* Provided data:
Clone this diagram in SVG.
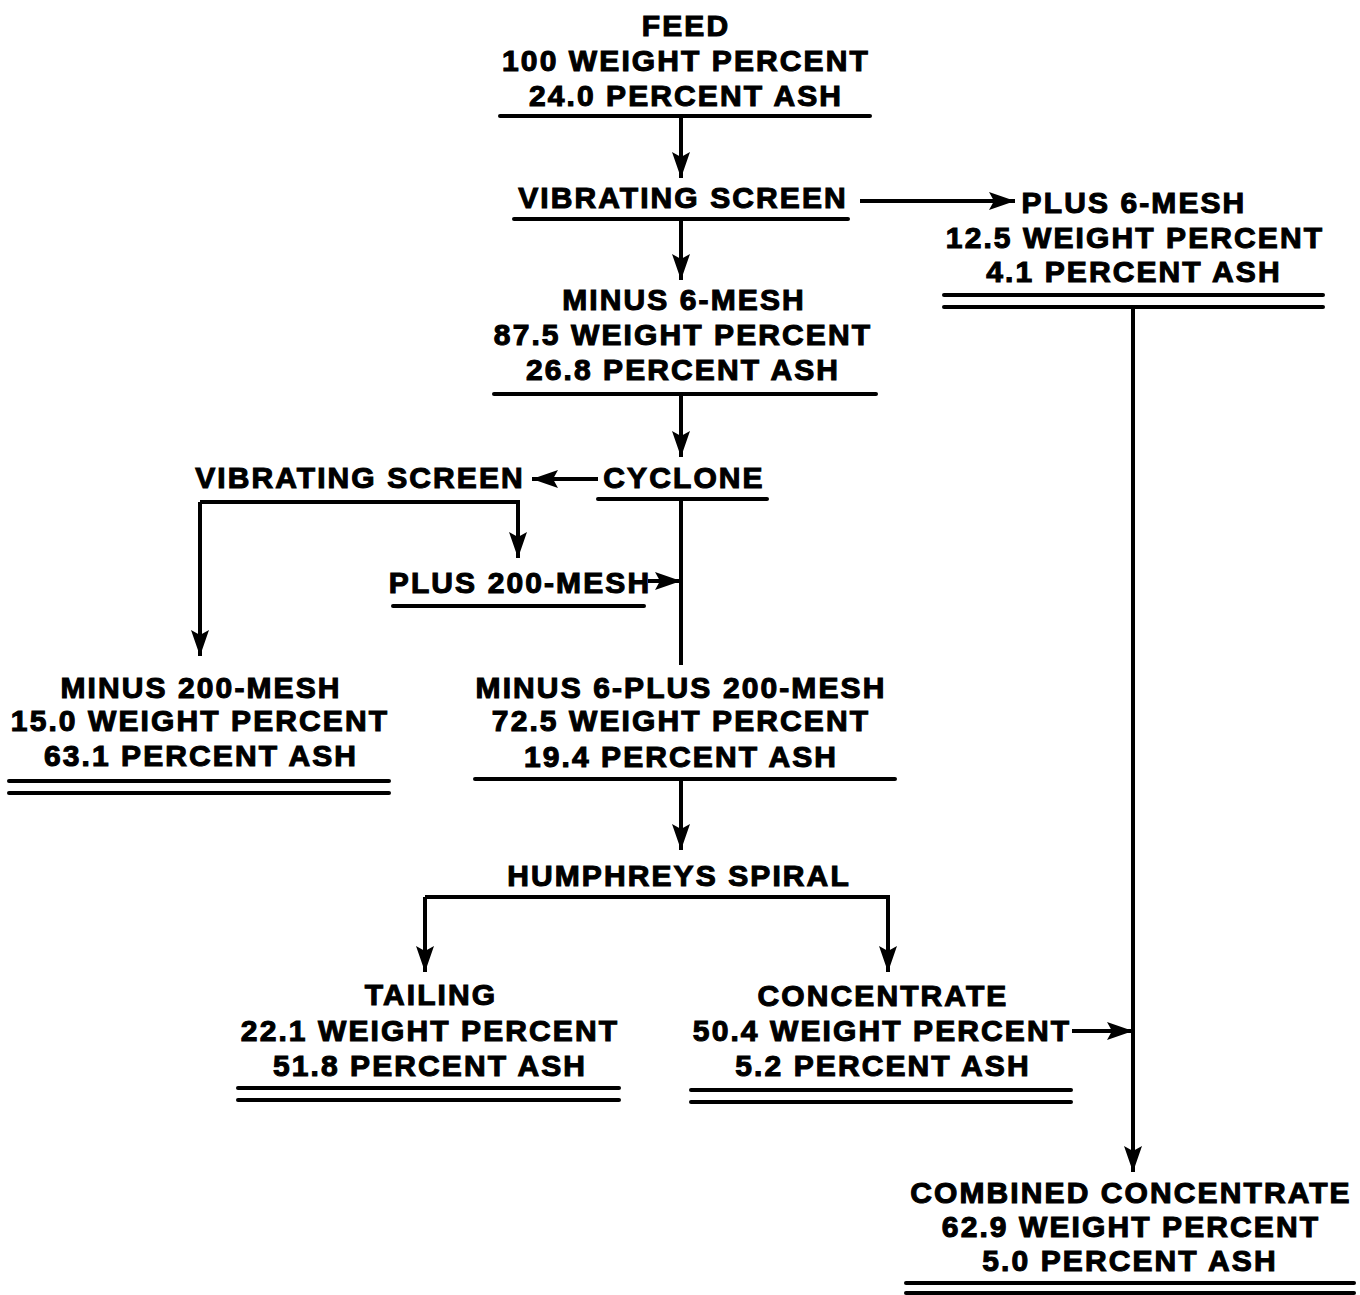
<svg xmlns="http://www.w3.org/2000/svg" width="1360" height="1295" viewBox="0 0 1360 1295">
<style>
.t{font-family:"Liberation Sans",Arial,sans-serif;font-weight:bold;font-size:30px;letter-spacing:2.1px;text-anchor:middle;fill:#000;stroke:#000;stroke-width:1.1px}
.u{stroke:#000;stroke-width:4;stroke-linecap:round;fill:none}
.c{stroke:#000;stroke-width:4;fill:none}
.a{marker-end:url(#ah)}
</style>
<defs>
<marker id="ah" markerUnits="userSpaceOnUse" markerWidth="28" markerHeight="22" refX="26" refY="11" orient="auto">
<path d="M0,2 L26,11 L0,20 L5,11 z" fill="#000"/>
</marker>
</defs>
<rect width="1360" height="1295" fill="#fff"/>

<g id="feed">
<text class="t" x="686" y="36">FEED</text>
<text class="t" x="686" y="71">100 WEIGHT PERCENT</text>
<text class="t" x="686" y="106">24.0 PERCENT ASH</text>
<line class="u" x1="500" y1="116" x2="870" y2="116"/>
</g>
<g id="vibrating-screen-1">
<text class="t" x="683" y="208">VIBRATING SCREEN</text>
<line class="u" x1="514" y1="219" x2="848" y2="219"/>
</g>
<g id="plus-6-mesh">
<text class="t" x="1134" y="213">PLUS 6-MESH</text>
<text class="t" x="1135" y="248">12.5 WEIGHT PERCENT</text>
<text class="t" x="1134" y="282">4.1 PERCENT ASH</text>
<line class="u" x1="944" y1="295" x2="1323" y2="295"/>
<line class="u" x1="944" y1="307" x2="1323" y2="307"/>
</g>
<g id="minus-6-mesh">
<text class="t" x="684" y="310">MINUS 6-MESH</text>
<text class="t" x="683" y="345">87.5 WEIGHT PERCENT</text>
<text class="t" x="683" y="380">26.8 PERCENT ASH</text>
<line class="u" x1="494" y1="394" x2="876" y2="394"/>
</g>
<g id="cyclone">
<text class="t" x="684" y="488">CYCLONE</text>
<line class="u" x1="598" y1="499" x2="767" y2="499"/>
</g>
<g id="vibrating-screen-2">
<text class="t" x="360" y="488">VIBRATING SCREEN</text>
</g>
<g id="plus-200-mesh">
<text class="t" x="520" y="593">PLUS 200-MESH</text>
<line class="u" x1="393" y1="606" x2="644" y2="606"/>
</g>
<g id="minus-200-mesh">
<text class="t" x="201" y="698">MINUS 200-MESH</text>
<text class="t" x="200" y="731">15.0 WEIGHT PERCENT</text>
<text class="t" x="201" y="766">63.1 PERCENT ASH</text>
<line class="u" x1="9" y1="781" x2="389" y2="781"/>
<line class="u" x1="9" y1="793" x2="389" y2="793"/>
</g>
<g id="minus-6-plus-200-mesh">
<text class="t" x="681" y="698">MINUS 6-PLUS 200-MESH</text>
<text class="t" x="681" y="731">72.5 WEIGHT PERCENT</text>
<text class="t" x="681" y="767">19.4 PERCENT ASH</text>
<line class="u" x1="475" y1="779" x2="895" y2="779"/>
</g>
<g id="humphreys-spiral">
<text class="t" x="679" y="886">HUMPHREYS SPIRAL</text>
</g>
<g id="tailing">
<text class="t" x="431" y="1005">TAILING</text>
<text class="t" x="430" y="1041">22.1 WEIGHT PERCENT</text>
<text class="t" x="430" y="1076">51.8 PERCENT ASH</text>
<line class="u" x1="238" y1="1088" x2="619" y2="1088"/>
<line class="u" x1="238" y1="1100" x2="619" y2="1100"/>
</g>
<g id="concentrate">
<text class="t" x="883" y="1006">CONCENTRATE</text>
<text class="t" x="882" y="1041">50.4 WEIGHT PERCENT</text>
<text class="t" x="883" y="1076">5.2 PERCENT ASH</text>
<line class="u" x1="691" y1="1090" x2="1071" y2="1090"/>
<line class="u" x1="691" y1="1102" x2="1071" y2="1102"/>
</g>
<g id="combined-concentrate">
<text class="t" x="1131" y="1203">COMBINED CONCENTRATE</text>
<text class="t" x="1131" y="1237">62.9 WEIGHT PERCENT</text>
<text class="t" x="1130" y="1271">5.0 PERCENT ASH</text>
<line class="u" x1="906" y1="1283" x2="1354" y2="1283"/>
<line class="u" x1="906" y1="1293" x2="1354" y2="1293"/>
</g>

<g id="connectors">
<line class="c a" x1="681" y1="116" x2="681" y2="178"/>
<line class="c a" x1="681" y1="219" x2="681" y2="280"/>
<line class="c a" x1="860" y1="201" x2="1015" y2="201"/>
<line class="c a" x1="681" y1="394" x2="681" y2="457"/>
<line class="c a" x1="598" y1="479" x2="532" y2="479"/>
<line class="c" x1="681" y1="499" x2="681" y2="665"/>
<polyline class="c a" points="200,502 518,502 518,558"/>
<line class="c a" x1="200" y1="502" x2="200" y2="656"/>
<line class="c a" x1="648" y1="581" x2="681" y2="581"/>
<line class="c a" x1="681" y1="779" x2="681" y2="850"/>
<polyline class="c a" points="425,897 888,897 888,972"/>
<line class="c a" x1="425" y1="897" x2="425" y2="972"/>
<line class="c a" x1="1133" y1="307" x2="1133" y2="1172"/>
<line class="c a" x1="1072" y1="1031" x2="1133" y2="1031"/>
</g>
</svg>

* Stated problem:
Skip every picture and transcribe the data above exactly.

* Solution for this exercise:
Clone this diagram in SVG.
<svg xmlns="http://www.w3.org/2000/svg" width="1360" height="1295" viewBox="0 0 1360 1295">
<style>
.t{font-family:"Liberation Sans",Arial,sans-serif;font-weight:bold;font-size:30px;letter-spacing:2.1px;text-anchor:middle;fill:#000;stroke:#000;stroke-width:1.1px}
.u{stroke:#000;stroke-width:4;stroke-linecap:round;fill:none}
.c{stroke:#000;stroke-width:4;fill:none}
.a{marker-end:url(#ah)}
</style>
<defs>
<marker id="ah" markerUnits="userSpaceOnUse" markerWidth="28" markerHeight="22" refX="26" refY="11" orient="auto">
<path d="M0,2 L26,11 L0,20 L5,11 z" fill="#000"/>
</marker>
</defs>
<rect width="1360" height="1295" fill="#fff"/>

<g id="feed">
<text class="t" x="686" y="36">FEED</text>
<text class="t" x="686" y="71">100 WEIGHT PERCENT</text>
<text class="t" x="686" y="106">24.0 PERCENT ASH</text>
<line class="u" x1="500" y1="116" x2="870" y2="116"/>
</g>
<g id="vibrating-screen-1">
<text class="t" x="683" y="208">VIBRATING SCREEN</text>
<line class="u" x1="514" y1="219" x2="848" y2="219"/>
</g>
<g id="plus-6-mesh">
<text class="t" x="1134" y="213">PLUS 6-MESH</text>
<text class="t" x="1135" y="248">12.5 WEIGHT PERCENT</text>
<text class="t" x="1134" y="282">4.1 PERCENT ASH</text>
<line class="u" x1="944" y1="295" x2="1323" y2="295"/>
<line class="u" x1="944" y1="307" x2="1323" y2="307"/>
</g>
<g id="minus-6-mesh">
<text class="t" x="684" y="310">MINUS 6-MESH</text>
<text class="t" x="683" y="345">87.5 WEIGHT PERCENT</text>
<text class="t" x="683" y="380">26.8 PERCENT ASH</text>
<line class="u" x1="494" y1="394" x2="876" y2="394"/>
</g>
<g id="cyclone">
<text class="t" x="684" y="488">CYCLONE</text>
<line class="u" x1="598" y1="499" x2="767" y2="499"/>
</g>
<g id="vibrating-screen-2">
<text class="t" x="360" y="488">VIBRATING SCREEN</text>
</g>
<g id="plus-200-mesh">
<text class="t" x="520" y="593">PLUS 200-MESH</text>
<line class="u" x1="393" y1="606" x2="644" y2="606"/>
</g>
<g id="minus-200-mesh">
<text class="t" x="201" y="698">MINUS 200-MESH</text>
<text class="t" x="200" y="731">15.0 WEIGHT PERCENT</text>
<text class="t" x="201" y="766">63.1 PERCENT ASH</text>
<line class="u" x1="9" y1="781" x2="389" y2="781"/>
<line class="u" x1="9" y1="793" x2="389" y2="793"/>
</g>
<g id="minus-6-plus-200-mesh">
<text class="t" x="681" y="698">MINUS 6-PLUS 200-MESH</text>
<text class="t" x="681" y="731">72.5 WEIGHT PERCENT</text>
<text class="t" x="681" y="767">19.4 PERCENT ASH</text>
<line class="u" x1="475" y1="779" x2="895" y2="779"/>
</g>
<g id="humphreys-spiral">
<text class="t" x="679" y="886">HUMPHREYS SPIRAL</text>
</g>
<g id="tailing">
<text class="t" x="431" y="1005">TAILING</text>
<text class="t" x="430" y="1041">22.1 WEIGHT PERCENT</text>
<text class="t" x="430" y="1076">51.8 PERCENT ASH</text>
<line class="u" x1="238" y1="1088" x2="619" y2="1088"/>
<line class="u" x1="238" y1="1100" x2="619" y2="1100"/>
</g>
<g id="concentrate">
<text class="t" x="883" y="1006">CONCENTRATE</text>
<text class="t" x="882" y="1041">50.4 WEIGHT PERCENT</text>
<text class="t" x="883" y="1076">5.2 PERCENT ASH</text>
<line class="u" x1="691" y1="1090" x2="1071" y2="1090"/>
<line class="u" x1="691" y1="1102" x2="1071" y2="1102"/>
</g>
<g id="combined-concentrate">
<text class="t" x="1131" y="1203">COMBINED CONCENTRATE</text>
<text class="t" x="1131" y="1237">62.9 WEIGHT PERCENT</text>
<text class="t" x="1130" y="1271">5.0 PERCENT ASH</text>
<line class="u" x1="906" y1="1283" x2="1354" y2="1283"/>
<line class="u" x1="906" y1="1293" x2="1354" y2="1293"/>
</g>

<g id="connectors">
<line class="c a" x1="681" y1="116" x2="681" y2="178"/>
<line class="c a" x1="681" y1="219" x2="681" y2="280"/>
<line class="c a" x1="860" y1="201" x2="1015" y2="201"/>
<line class="c a" x1="681" y1="394" x2="681" y2="457"/>
<line class="c a" x1="598" y1="479" x2="532" y2="479"/>
<line class="c" x1="681" y1="499" x2="681" y2="665"/>
<polyline class="c a" points="200,502 518,502 518,558"/>
<line class="c a" x1="200" y1="502" x2="200" y2="656"/>
<line class="c a" x1="648" y1="581" x2="681" y2="581"/>
<line class="c a" x1="681" y1="779" x2="681" y2="850"/>
<polyline class="c a" points="425,897 888,897 888,972"/>
<line class="c a" x1="425" y1="897" x2="425" y2="972"/>
<line class="c a" x1="1133" y1="307" x2="1133" y2="1172"/>
<line class="c a" x1="1072" y1="1031" x2="1133" y2="1031"/>
</g>
</svg>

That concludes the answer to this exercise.